Tuesday, October 16, 2007

Lessons in Investing

Today I met with a financial adviser from David Lerner. I decided that I will not be using them as investment advisers. This is the third adviser I have interviewed so far.

I was actually late for my appointment. I was supposed to meet with him at 5:30 but got stuck at work late and forgot about it. I say David Lerner on the caller id of my office landline and believe I greeted the man with "Hi, oh crap sorry." I felt pretty bad I felt from the beginning this would not be the firm I went with as they tend to be very conservative and I am 26 years old.

I am greeted by a security guard who escorts me to a client meeting room. On my way in I pass by Mr Lerner myself and am a bit awestruck to stand face to face with a man who I've only seen on a website and heard on the radio. My impression of this man from a short meeting is that it would suit his ego nicely to have others awestruck by him. However, he will probably be upset when he learns tomorrow that I said no.


Mr. Lerner says I look lost, and I later found out he probably had mistaken me for an under dressed telemarketer under his employ. When the guard said I was a client he said then your definitely not lost. I explained I was a potential client and he said he owned socks older than me. His employees addressed his as Mr. Lerner and he oozed fiscal conservatism. He was the foil of the archetype coke head day trader.

My potential advisor sat me down asked me what I do and what my goal was. I explained I was a programmer and being young I was looki9ng for a little more risk than his average client. He then sat me down and showed me three of his companies products. First he shows me a REIT fund. Its all local US based stuff, most in the region, and places anyone in the area would have heard of. Not great returns at all, but I assume good for a reit fund. I really haven't looked at reit funds at all so I can comment.

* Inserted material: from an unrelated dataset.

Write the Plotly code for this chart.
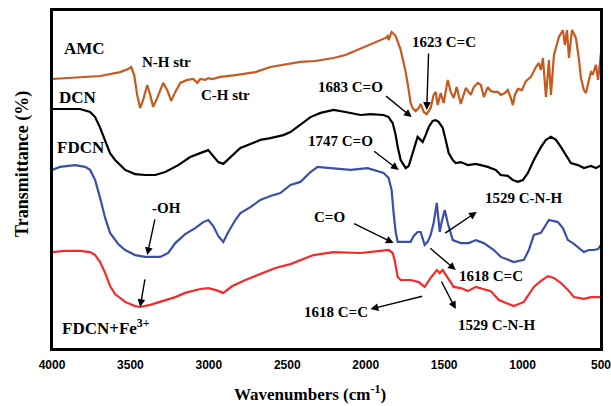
import plotly.graph_objects as go

# ---------------- data (wavenumber cm-1, transmittance % arbitrary offset) ----------------
amc_w = [4000, 3885, 3693, 3566, 3515, 3495, 3476, 3457, 3438, 3419, 3393, 3374, 3355, 3329, 3291, 3265,
         3240, 3214, 3182, 3138, 3099, 3074, 3055, 3023, 3004, 2978, 2927, 2831, 2703, 2608, 2480, 2416,
         2320, 2205, 2129, 2052, 1969, 1905, 1873, 1860, 1854, 1835, 1809, 1777, 1745, 1726, 1714, 1701,
         1682, 1662, 1650, 1630, 1611, 1586, 1567, 1554, 1541, 1522, 1503, 1477, 1458, 1439, 1420, 1394,
         1362, 1330, 1311, 1286, 1266, 1247, 1222, 1203, 1183, 1158, 1139, 1113, 1094, 1075, 1062, 1049,
         1030, 1005, 979, 947, 915, 896, 883, 870, 851, 832, 819, 800, 781, 768, 743, 730, 717, 704, 685,
         660, 640, 628, 609, 596, 577, 564, 551, 532, 519, 506, 500]
amc_t = [90.0, 90.3, 91.0, 92.3, 93.3, 94.0, 91.3, 84.7, 80.3, 83.0, 88.0, 84.7, 80.7, 83.7, 88.7, 86.3,
         82.7, 85.7, 88.7, 89.7, 90.0, 88.7, 90.0, 89.7, 90.3, 90.0, 90.7, 91.3, 92.3, 94.0, 95.3, 95.7,
         96.0, 97.0, 98.0, 99.7, 101.7, 103.0, 103.7, 104.3, 103.0, 105.7, 104.3, 99.7, 92.3, 86.3, 82.0, 80.3,
         79.3, 80.3, 81.7, 79.0, 78.3, 80.3, 84.7, 85.7, 81.3, 85.3, 82.0, 89.7, 85.7, 83.7, 87.3, 81.7,
         87.0, 84.7, 87.3, 88.7, 88.0, 84.0, 87.3, 86.0, 85.7, 85.7, 84.7, 85.3, 86.3, 83.7, 81.3, 84.7,
         86.7, 86.3, 89.3, 90.7, 94.0, 95.3, 93.0, 97.0, 84.0, 96.3, 84.7, 98.0, 101.3, 104.0, 106.3, 101.3,
         106.3, 97.0, 106.3, 103.7, 96.3, 90.3, 86.3, 85.3, 89.7, 92.3, 91.7, 94.7, 89.7, 95.7, 98.7]

dcn_w = [4000, 3821, 3757, 3725, 3693, 3661, 3630, 3598, 3534, 3470, 3406, 3342, 3278, 3195, 3119, 3055,
         3004, 2972, 2940, 2908, 2863, 2799, 2735, 2672, 2608, 2525, 2480, 2416, 2352, 2288, 2205, 2129,
         2033, 1969, 1886, 1854, 1828, 1809, 1796, 1777, 1745, 1726, 1714, 1688, 1669, 1650, 1637, 1618,
         1598, 1573, 1554, 1535, 1509, 1490, 1471, 1445, 1426, 1394, 1349, 1298, 1222, 1171, 1139, 1094,
         1062, 1030, 998, 966, 928, 883, 851, 819, 787, 755, 723, 692, 647, 609, 564, 532, 500]
dcn_t = [80.0, 80.0, 79.0, 77.3, 73.7, 69.7, 65.3, 63.0, 59.7, 58.3, 58.0, 58.0, 59.0, 61.3, 64.0, 65.3,
         66.3, 64.3, 62.3, 61.7, 64.0, 67.0, 68.3, 69.7, 70.3, 71.3, 72.3, 74.7, 77.3, 78.7, 79.7, 79.0,
         78.0, 78.3, 78.0, 77.3, 75.3, 71.3, 67.3, 63.0, 60.3, 61.0, 63.0, 68.0, 70.7, 69.7, 69.0, 71.3,
         74.0, 76.0, 76.3, 75.7, 73.7, 69.7, 65.3, 63.0, 62.0, 62.3, 61.3, 61.7, 60.7, 59.7, 58.0, 57.7,
         56.3, 55.7, 56.3, 58.7, 63.0, 67.3, 69.7, 70.7, 69.7, 67.3, 64.7, 62.0, 61.3, 60.3, 61.0, 60.3, 61.3]

fdcn_w = [4000, 3949, 3853, 3789, 3757, 3725, 3693, 3661, 3630, 3578, 3534, 3470, 3406, 3310, 3259, 3214,
          3151, 3087, 3036, 3004, 2972, 2940, 2908, 2876, 2831, 2799, 2735, 2672, 2608, 2544, 2480, 2416,
          2352, 2307, 2224, 2097, 1988, 1886, 1854, 1835, 1822, 1809, 1796, 1758, 1714, 1694, 1669, 1650,
          1637, 1624, 1605, 1586, 1567, 1547, 1528, 1516, 1496, 1477, 1445, 1394, 1343, 1298, 1247, 1183,
          1139, 1094, 1056, 992, 960, 928, 883, 832, 775, 743, 711, 679, 647, 609, 577, 545, 519, 500]
fdcn_t = [59.7, 60.7, 61.3, 60.7, 59.7, 56.3, 50.3, 43.7, 38.7, 35.0, 33.0, 31.3, 30.7, 30.7, 32.0, 35.3,
          38.3, 40.3, 42.3, 43.0, 41.0, 37.7, 35.7, 39.0, 43.0, 45.3, 47.3, 49.7, 51.0, 52.0, 54.7, 55.7,
          59.0, 60.7, 60.3, 59.7, 60.3, 58.7, 57.0, 53.0, 45.3, 39.0, 35.7, 35.7, 35.7, 37.7, 39.0, 39.0,
          37.0, 34.7, 35.7, 38.0, 42.0, 48.7, 39.0, 42.3, 46.3, 42.0, 36.3, 35.3, 35.3, 36.3, 35.3, 33.0,
          30.7, 29.7, 29.0, 29.7, 33.0, 38.0, 38.7, 43.0, 42.3, 40.3, 36.3, 35.3, 34.0, 32.3, 33.0, 33.0, 33.3, 34.7]

fe_w = [4000, 3917, 3821, 3757, 3725, 3693, 3661, 3630, 3598, 3534, 3470, 3438, 3374, 3278, 3214, 3151,
        3055, 3004, 2959, 2908, 2850, 2767, 2672, 2576, 2480, 2416, 2333, 2205, 2033, 1905, 1854, 1828,
        1816, 1796, 1777, 1714, 1662, 1624, 1586, 1547, 1528, 1509, 1477, 1439, 1394, 1349, 1298, 1266,
        1203, 1151, 1107, 1056, 992, 928, 883, 838, 800, 755, 711, 672, 609, 564, 500]
fe_t = [32.3, 32.7, 32.7, 32.3, 31.3, 29.0, 25.3, 21.0, 18.3, 15.7, 14.3, 14.0, 14.7, 16.3, 17.3, 18.7,
        20.0, 20.3, 19.7, 18.7, 21.0, 23.0, 25.0, 27.0, 28.3, 29.7, 31.3, 32.3, 32.0, 32.7, 33.0, 32.0,
        29.7, 24.0, 23.0, 23.0, 22.3, 20.7, 23.7, 26.3, 25.3, 26.3, 23.7, 20.7, 20.3, 19.3, 20.7, 20.3,
        19.3, 16.3, 15.3, 14.3, 15.7, 20.7, 22.7, 24.3, 23.7, 22.0, 19.7, 17.3, 16.7, 17.3, 17.3]

x_ticks = [4000, 3500, 3000, 2500, 2000, 1500, 1000, 500]

# labels: (text, wavenumber, transmittance, anchor)
curve_labels = [("AMC", 3936, 100.3, "left"), ("DCN", 3968, 84.0, "left"),
                ("FDCN", 3981, 67.3, "left"), ("FDCN+Fe<sup>3+</sup>", 3949, 7.3, "left")]
peak_labels = [("N-H str", 3272, 95.7), ("C-H str", 2895, 84.7), ("1623 C=C", 1503, 102.3),
               ("1683 C=O", 2097, 87.3), ("1747 C=O", 2161, 69.3), ("-OH", 3272, 47.0),
               ("C=O", 2231, 44.0), ("1529 C-N-H", 992, 50.3), ("1618 C=C", 1203, 24.3),
               ("1618 C=C", 2192, 12.3), ("1529 C-N-H", 1164, 8.0)]
# arrows: (tail_w, tail_t, head_w, head_t)
arrows = [(1599, 99.0, 1611, 79.7), (1880, 84.7, 1707, 77.3), (1956, 66.3, 1790, 59.7),
          (3342, 43.7, 3393, 31.3), (3406, 23.7, 3438, 14.0), (2084, 42.0, 1822, 35.3),
          (1503, 38.3, 1292, 45.7), (1598, 34.0, 1426, 26.3), (1630, 17.7, 1969, 13.3),
          (1522, 23.0, 1426, 13.3)]

SERIF = "Liberation Serif, Times New Roman, serif"

fig = go.Figure()
for w, t, c in [(amc_w, amc_t, "#C55A1E"), (dcn_w, dcn_t, "#000000"),
                (fdcn_w, fdcn_t, "#3A4FA8"), (fe_w, fe_t, "#F52A2A")]:
    fig.add_trace(go.Scatter(x=w, y=t, mode="lines", line=dict(color=c, width=2.2),
                             showlegend=False, hoverinfo="skip"))

ann = []
for txt, w, t, anc in curve_labels:
    ann.append(dict(x=w, y=t, xref="x", yref="y", text=txt, showarrow=False, xanchor=anc,
                    yanchor="middle",
                    font=dict(family=SERIF, size=17, color="black", weight="bold")))
for txt, w, t in peak_labels:
    ann.append(dict(x=w, y=t, xref="x", yref="y", text=txt, showarrow=False,
                    xanchor="center", yanchor="middle",
                    font=dict(family=SERIF, size=15, color="black", weight="bold")))
for tw, tt, hw, ht in arrows:
    ann.append(dict(x=hw, y=ht, ax=tw, ay=tt, xref="x", yref="y", axref="x", ayref="y",
                    text="", showarrow=True, arrowhead=2, arrowsize=1.1, arrowwidth=1.4,
                    arrowcolor="black", standoff=0, startstandoff=0))

L, R, T, B = 52, 10, 10, 57
pw, ph = 611 - L - R, 406 - T - B
ann.append(dict(x=(310 - L) / pw, y=(406 - B - 393) / ph, xref="paper", yref="paper",
                xanchor="center", yanchor="middle",
                text="Wavenumbers (cm<sup>-1</sup>)", showarrow=False,
                font=dict(family=SERIF, size=17, color="black", weight="bold")))
ann.append(dict(x=(22 - L) / pw, y=(406 - B - 164) / ph, xref="paper", yref="paper",
                xanchor="center", yanchor="middle",
                text="Transmittance (%)", showarrow=False, textangle=-90,
                font=dict(family=SERIF, size=18, color="black", weight="bold")))

fig.update_layout(
    width=611, height=406, margin=dict(l=L, r=R, t=T, b=B, autoexpand=False),
    paper_bgcolor="white", plot_bgcolor="white",
    annotations=ann,
    shapes=[dict(type="rect", xref="paper", yref="paper", x0=0, x1=1, y0=0, y1=1,
                 line=dict(color="black", width=2), layer="above")],
    xaxis=dict(range=[4000, 500], tickvals=x_ticks, ticktext=[str(v) for v in x_ticks],
               automargin=False, ticklabeloverflow="allow",
               showgrid=False, zeroline=False, showline=True, mirror=True,
               linecolor="black", linewidth=2,
               ticks="outside", ticklen=4, tickcolor="rgba(0,0,0,0)",
               tickfont=dict(family="Liberation Sans, Arial, sans-serif", size=12,
                             color="black", weight="bold")),
    yaxis=dict(range=[0, 113], automargin=False, showgrid=False, zeroline=False,
               showline=True, mirror=True, linecolor="black", linewidth=2,
               showticklabels=False, ticks=""),
)
fig.write_html("out.html", config={"displayModeBar": False},
               post_script="document.body.style.margin='0px';"
                           "document.documentElement.style.overflow='hidden';"
                           "document.body.style.overflow='hidden';")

He then offers me the fund of the moment, the Large Cap domestic. These return numbers were in the range of 13%. He then shows me one of their guaranteed income products. It involves investing in Marriott properties and basically you get a guaranteed rate of return of 8% with some reasonable rules.

This is when I started talking. I said I would not want to invest in a reit, as its a buyers market,. I said the large cap was a bit to conservative as the last investor I talked to showed me one with an 18% return and I knew someone that used him and I knew this was typical of what he actually recommends Finally I said that 8% is far too low for what I want.

In the end I thanked him for his time and walked out. This was what I expected, but I didn't quite expect the events to fold in exactly this way. I informed the advisor of my age, income, etc and he should have realized that there was no need to offer me the 8% interest product. He could have offered me multiple large caps, and he should have offered me something high risk for diversity. It was a great pitch of I was 50, but not for a man of 26.

So whats the lesson learned here? Know your potential customer. Then again, maybe I'm the one that needs to learn a lesson. Maybe the lesson is when your David Lerner, and you build your business on fiscal conservatism, you rather turn away clients younger than your socks than risk your established customer base.